Even after the capital was shifted to Delhi in 1911, the city retained its reputation for the winter festivities. Rajahs big and small from far corners of the country descended in the city with whole entourages. Whole floors of well known hotels of the day were booked to enjoy the best Christmas east of the Suez. Famous dancers and crooners from abroad landed at the port to perform in the night clubs. Tea planters from the Dooars and Assam, forest officers, colliery owners from Bihar crowded the city. Even the Viceroy used to come down from the capital.
The centre of attraction, as even today, though in a much depleted form, was the Hogg Market or New Market and the “Army and Navy Store” bursting with goodies from across the seas. The liveried ‘Foo Foo’ bands moved from one locality to another while carol singers from the Salvation Army were a common sight, old timers reminisced.
The Bengali zemindars and rich traders vied with each other to prepare the most exclusive ‘dalis’ or ‘dolies’ for the burra sahibs. These gift hampers were piled with sweets, fruits, cakes and toys; sometimes they contained diamond rings and made-to-order Kashmiri shawls.
On the other hand, the sahibs had to ‘Indianise’ some of the rituals too “…the British decorated their bungalows and churches with wreathes of marigolds; for pine boughs they palm branches and for Holly- Poinsettias,” a report says. The entire town from the richest to the humblest used to be agog with preparations for the ‘burra-khana’ on the Christmas day. The talk of the town was, of course, the one at the Viceregal residence at Belvedere which now houses the National Library, a heritage property today. Those who were not invited to the party not included in the ‘who’s who’ list.

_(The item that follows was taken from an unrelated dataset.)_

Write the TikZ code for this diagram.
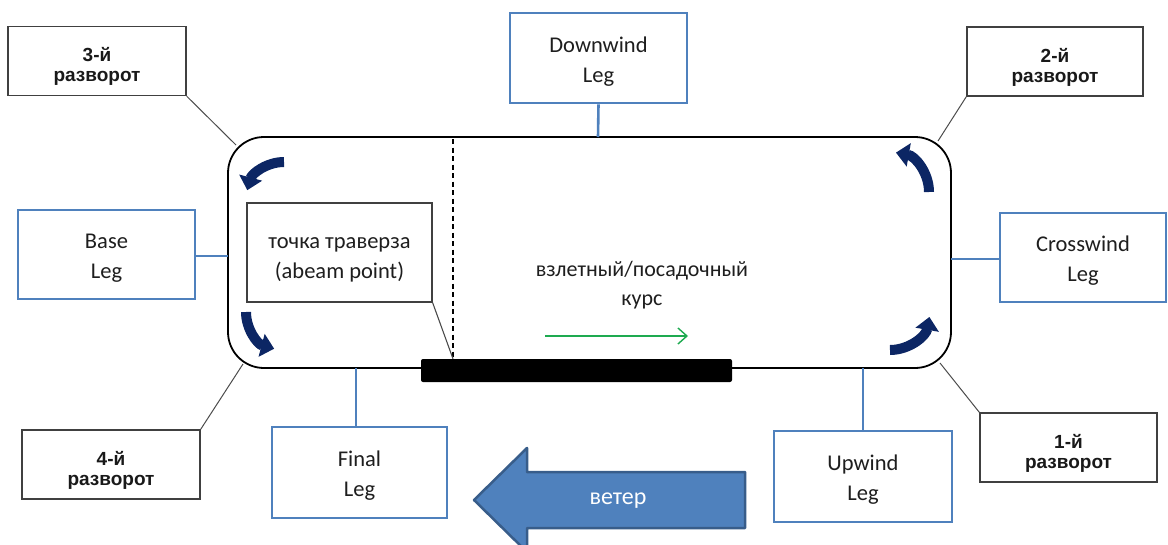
\documentclass[tikz,border=0pt]{standalone}
\usepackage{fontspec}
\setmainfont{Carlito}
\newfontfamily\arialf{Liberation Sans}
\usetikzlibrary{arrows.meta,calc}
\definecolor{legblue}{RGB}{79,129,189}
\definecolor{navy}{RGB}{12,38,100}
\definecolor{windfill}{RGB}{79,129,189}
\definecolor{windedge}{RGB}{56,93,138}
\definecolor{rwgreen}{RGB}{30,170,80}
\definecolor{txt}{RGB}{30,30,30}
\newcommand\legup{\rule{0pt}{22pt}}
\newcommand\turnup{\rule{0pt}{25pt}}
\tikzset{
  legbox/.style={draw=legblue, line width=2.6pt, fill=white, inner sep=0pt, align=center,
    text=txt, font=\fontsize{22.5}{30}\selectfont},
  turnbox/.style={draw=black!75, line width=1.4pt, fill=white, inner sep=0pt, align=center,
    text=black!90, font=\arialf\bfseries\fontsize{19}{20}\selectfont},
  legline/.style={draw=legblue, line width=2.6pt},
  turnline/.style={draw=black!70, line width=1pt},
  turnarrow/.style={draw=navy, line width=10pt, -{Triangle[width=23pt,length=13pt]}},
}
\begin{document}
\begin{tikzpicture}[x=1pt,y=-1pt]
\useasboundingbox (0,0) rectangle (1168,544);
\clip (0,0) rectangle (1168,544);
% pattern
\draw[line width=1.8pt, rounded corners=36pt] (228,137) rectangle (951,368);
\coordinate (ptop) at (598,137);
\coordinate (pleft) at (228,256);
\coordinate (pright) at (951,259);
\coordinate (pbotL) at (356,368);
\coordinate (pbotR) at (863,368);
\coordinate (c3) at (236,145);
\coordinate (c2) at (938,141);
\coordinate (c4) at (243,364);
\coordinate (c1) at (940,363);
% dashed abeam line
\coordinate (dtop) at (453,139);
\coordinate (dbot) at (453,359);
\draw[line width=1.3pt, dash pattern=on 5pt off 3.5pt] (dtop) -- (dbot);
% runway
\node[fill=black, rounded corners=2pt, minimum width=311pt, minimum height=23pt, inner sep=0pt] (rw) at (576.5,370.5) {};
% abeam box
\node[draw=black!75, line width=1.2pt, fill=white, minimum width=185pt, minimum height=99pt, inner sep=0pt,
  align=center, text=txt, font=\fontsize{22.5}{30}\selectfont] (ab) at (339.5,252.5) {\rule{0pt}{26pt}точка траверза\\(abeam point)};
\draw[turnline, line width=1.1pt] (ab.south east) -- (rw.north west -| dbot);
% course text and arrow
\node[text=txt, align=center, font=\fontsize{22}{29}\selectfont] (course) at (642,285) {взлетный/посадочный\\курс};
\coordinate (ga) at (545,336);
\coordinate (gb) at (688,336);
\draw[draw=rwgreen, line width=1.4pt, -{Straight Barb[length=9pt,width=16pt]}] (ga) -- (gb);
% leg boxes
\node[legbox, minimum width=177pt, minimum height=90pt] (down) at (598.5,58) {\legup Downwind\\Leg};
\node[legbox, minimum width=177pt, minimum height=89pt] (base) at (106.5,254.5) {\legup Base\\Leg};
\node[legbox, minimum width=166pt, minimum height=89pt] (cross) at (1083,257.5) {\legup Crosswind\\Leg};
\node[legbox, minimum width=175pt, minimum height=91pt] (final) at (359.5,472.5) {\legup Final\\Leg};
\node[legbox, minimum width=178pt, minimum height=91pt] (up) at (863,476.5) {\legup Upwind\\Leg};
\draw[legline] (down.south) -- (ptop);
\draw[legline] (base.east |- pleft) -- (pleft);
\draw[legline] (pright) -- (cross.west |- pright);
\draw[legline] (pbotL) -- (final.north -| pbotL);
\draw[legline] (pbotR) -- (up.north -| pbotR);
% turn boxes
\node[turnbox, minimum width=178pt, minimum height=69pt] (t3) at (97,61) {\turnup 3-й\\разворот};
\node[turnbox, minimum width=176pt, minimum height=69pt] (t2) at (1055,61.5) {\turnup 2-й\\разворот};
\node[turnbox, minimum width=178pt, minimum height=69pt] (t4) at (111,464.5) {\turnup 4-й\\разворот};
\node[turnbox, minimum width=177pt, minimum height=69pt] (t1) at (1068.5,447.5) {\turnup 1-й\\разворот};
\draw[turnline] (t3.south east) -- (c3);
\draw[turnline] (t2.south west) -- (c2);
\draw[turnline] (t4.north east) -- (c4);
\draw[turnline] (t1.north west) -- (c1);
% turn arrows
\draw[turnarrow] (284,162) arc[start angle=-90, end angle=-165, radius=38];
\draw[turnarrow] (246,312) arc[start angle=-180, end angle=-255, radius=38];
\draw[turnarrow] (929,192) arc[start angle=0, end angle=-80, radius=40];
\draw[turnarrow] (890,350) arc[start angle=-270, end angle=-350, radius=40];
% wind arrow
\draw[fill=windfill, draw=windedge, line width=2.5pt, line join=round]
  (474,500) -- (527,448) -- (527,472) -- (745,472) -- (745,528) -- (527,528) -- (527,552) -- cycle;
\node[text=white, font=\fontsize{24}{26}\selectfont] (wind) at (618,501) {ветер};
\end{tikzpicture}
\end{document}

Today, the social ‘do’ tradition is faithfully carried on by the premier clubs in the city. Kolkata’s club-culture is famous even today and each rustles up a special menu for Christmas with roast turkey and the traditional pudding, besides other items.
Those days Christmas also meant the beginning of the sporting season. Polo, horse-race and golf hogged the limelight. This tradition still continues.

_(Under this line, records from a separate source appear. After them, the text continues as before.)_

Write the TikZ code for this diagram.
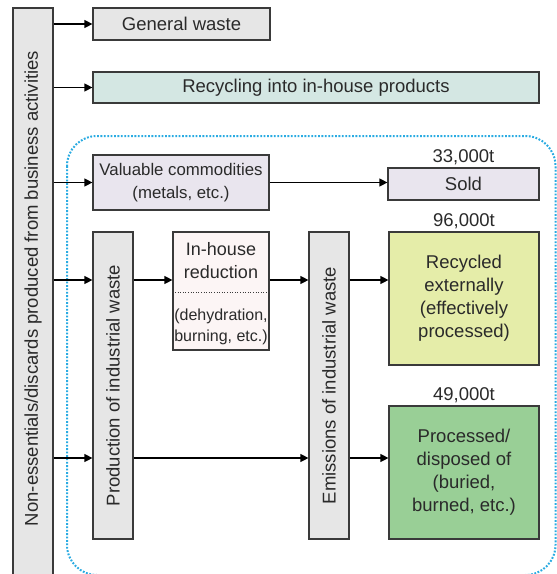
\documentclass[tikz,border=0pt]{standalone}
\usepackage{fontspec}
\setmainfont{Liberation Sans}
\usetikzlibrary{arrows.meta}
\definecolor{txt}{HTML}{2A2A2A}
\definecolor{boxline}{HTML}{3A3A3A}
\definecolor{graybox}{HTML}{E6E6E6}
\definecolor{recfill}{HTML}{D4E7E3}
\definecolor{valfill}{HTML}{E9E5EE}
\definecolor{inhfill}{HTML}{FCF5F5}
\definecolor{recxfill}{HTML}{E5EDA9}
\definecolor{procfill}{HTML}{99CF96}
\definecolor{dotcol}{HTML}{29ABE2}
\tikzset{
  box/.style={draw=boxline, line width=1.2pt, inner sep=0pt, align=center},
  flow/.style={draw=black, line width=1.2pt, -{Triangle[length=8pt,width=8pt]}},
  vtext/.style={rotate=90, inner sep=0pt},
  amount/.style={anchor=base, inner sep=0pt},
  region/.style={draw=dotcol, line width=2pt, dash pattern=on 1.8pt off 1.6pt, rounded corners=30pt}
}
\begin{document}
\begin{tikzpicture}[x=1pt, y=-1pt, font=\fontsize{18.5}{23}\selectfont, text=txt]
\useasboundingbox (0,0) rectangle (557,574);
\fill[white] (0,0) rectangle (557,574);

% dotted region
\draw[region] (67,136) rectangle (555.5,575);

% row coordinates
\coordinate (r1) at (0,280);
\coordinate (r2) at (0,458);
\coordinate (sep) at (0,292);

% source
\node[box, fill=graybox, minimum width=40pt, minimum height=572pt] (src) at (33,294) {};
\node[vtext] (srct) at (33,288.5) {Non-essentials/discards produced from business activities};

% top boxes
\node[box, fill=graybox, minimum width=177pt, minimum height=32pt] (gen) at (181.5,24) {General waste};
\node[box, fill=recfill, minimum width=446pt, minimum height=31pt] (rec) at (316,87.5) {Recycling into in-house products};

% valuable / sold
\node[box, fill=valfill, minimum width=176pt, minimum height=55pt, font=\fontsize{16.8}{23}\selectfont] (val) at (181,182.5) {Valuable commodities\\(metals, etc.)};
\node[box, fill=valfill, minimum width=151pt, minimum height=32pt] (sold) at (463.5,184) {Sold};
\node[amount] (a1) at ([yshift=5pt]sold.north) {33,000t};

% production / emissions
\node[box, fill=graybox, minimum width=40pt, minimum height=307pt] (prod) at (113,385.5) {};
\node[vtext] (prodt) at (113,385.5) {Production of industrial waste};
\node[box, fill=graybox, minimum width=40pt, minimum height=307pt] (emi) at (329,385.5) {};
\node[vtext] (emit) at (329,385.5) {Emissions of industrial waste};

% in-house reduction
\node[box, fill=inhfill, minimum width=96pt, minimum height=118pt] (inh) at (221,291) {};
\node[align=center, inner sep=0pt, font=\fontsize{18}{23}\selectfont] (inh1) at (221,260.5) {In-house\\reduction};
\node[align=center, inner sep=0pt, font=\fontsize{16}{21}\selectfont] (inh2) at (221,326.5) {(dehydration,\\burning, etc.)};
\draw[boxline, line width=1pt, dash pattern=on 1pt off 1.6pt] (inh.west |- sep) -- (inh.east |- sep);

% outcomes
\node[box, fill=recxfill, minimum width=150pt, minimum height=133pt] (recx) at (464,298.5) {Recycled\\externally\\(effectively\\processed)};
\node[amount] (a2) at ([yshift=5pt]recx.north) {96,000t};
\node[box, fill=procfill, minimum width=150pt, minimum height=133pt] (proc) at (464,472.5) {Processed/\\disposed of\\(buried,\\burned, etc.)};
\node[amount] (a3) at ([yshift=5pt]proc.north) {49,000t};

% arrows
\draw[flow] (src.east |- gen.west) -- (gen.west);
\draw[flow] (src.east |- rec.west) -- (rec.west);
\draw[flow] (src.east |- val.west) -- (val.west);
\draw[flow] (val.east) -- (val.east -| sold.west);
\draw[flow] (src.east |- r1) -- (prod.west |- r1);
\draw[flow] (src.east |- r2) -- (prod.west |- r2);
\draw[flow] (prod.east |- r1) -- (inh.west |- r1);
\draw[flow] (inh.east |- r1) -- (emi.west |- r1);
\draw[flow] (emi.east |- r1) -- (recx.west |- r1);
\draw[flow] (prod.east |- r2) -- (emi.west |- r2);
\draw[flow] (emi.east |- r2) -- (proc.west |- r2);
\end{tikzpicture}
\end{document}
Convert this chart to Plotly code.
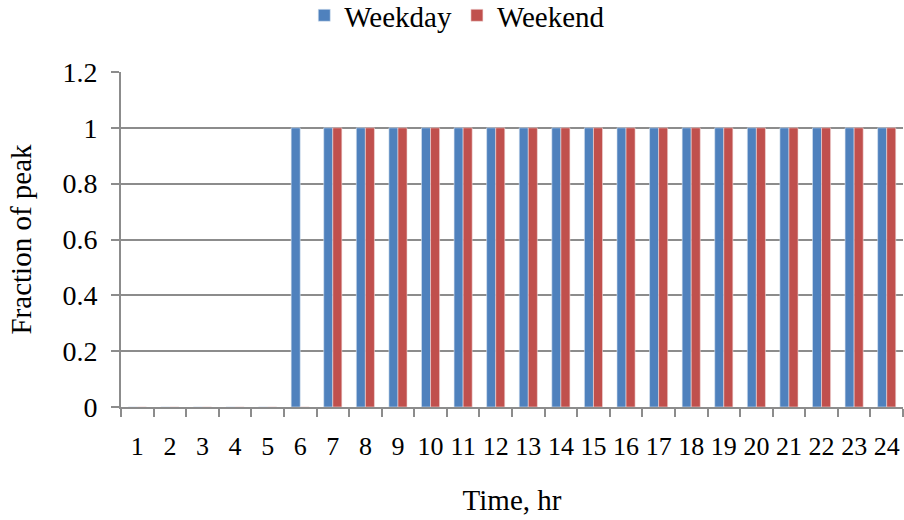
import plotly.graph_objects as go

hours = [str(h) for h in range(1, 25)]
weekday = [0, 0, 0, 0, 0] + [1] * 19
weekend = [0, 0, 0, 0, 0, 0] + [1] * 18
y_ticks = [0, 0.2, 0.4, 0.6, 0.8, 1, 1.2]
y_tick_text = ["0", "0.2", "0.4", "0.6", "0.8", "1", "1.2"]

font_family = "Liberation Serif, Times New Roman, serif"
x_tick_size = 26
y_tick_size = 28
label_size = 29
grid_color = "#8c8c8c"

fig = go.Figure()
fig.add_trace(go.Bar(x=hours, y=weekday, name="Weekday",
                     marker=dict(color="#4F81BD", line=dict(color="#dce6f2", width=0.6))))
fig.add_trace(go.Bar(x=hours, y=weekend, name="Weekend",
                     marker=dict(color="#C0504D", line=dict(color="#f2dcdb", width=0.6))))

fig.update_layout(
    width=904, height=520,
    margin=dict(l=121, r=1, t=72, b=113, autoexpand=False),
    paper_bgcolor="white", plot_bgcolor="white",
    barmode="group", bargap=0.444, bargroupgap=0,
    font=dict(family=font_family, size=y_tick_size, color="black"),
    legend=dict(orientation="h", x=0.43, xanchor="center",
                y=1.245, yanchor="top",
                font=dict(size=label_size), itemwidth=30, tracegroupgap=0),
    showlegend=True,
)
fig.update_xaxes(
    type="category", showgrid=False, tickangle=0,
    tickmode="linear", dtick=1,
    showline=True, linecolor=grid_color, linewidth=2,
    ticks="outside", ticklen=8, tickcolor=grid_color, tickwidth=2,
    tickson="boundaries", ticklabelstandoff=15,
    tickfont=dict(size=x_tick_size, family=font_family),
    title=dict(text="Time, hr", font=dict(size=label_size, family=font_family), standoff=29),
)
fig.update_yaxes(
    range=[0, 1.2], tickvals=y_ticks, ticktext=y_tick_text,
    showgrid=True, gridcolor=grid_color, gridwidth=1.5,
    showline=True, linecolor=grid_color, linewidth=2,
    ticks="outside", ticklen=8, tickcolor=grid_color, tickwidth=2,
    zeroline=False, ticklabelstandoff=8,
    tickfont=dict(size=y_tick_size, family=font_family),
    title=dict(text="Fraction of peak", font=dict(size=label_size, family=font_family), standoff=22),
)

fig.write_html("out.html")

Today, even as the city celebrates Xmas, it is perhaps inevitable that there are nostalgic moments for older citizens for whom the celebration is not what it was. They wonder aloud where are delicacies like Kulkuls and Rosy cookies gone. The once-famous Christmas lunch at Firpo’s which consisted of “roast turkey and cranberry sauce, mince pies, Christmas pudding, Christmas cake, and first-class wine” has disappeared alongwith the restaurant. Nahoum’s, one of the oldest confectioneries in New Market offered out-of-the world delicacies like coconut luzine, pista cakes and almond samosas. No more; it’s too expensive.
But the infectious mood of Yuletide happiness has a much greater reach today. People irrespective of religion still like to join in the midnight Mass at St. Paul’s Cathedral or pray in the numerous churches. Even non-Christian localities sport Nativity scenes and strings of tuni (tiny) bulbs decorate many a household.
As Neil O’Brien, scion of the Anglo Indian community in Kolkata, says, “Christmas has become much more secular today.”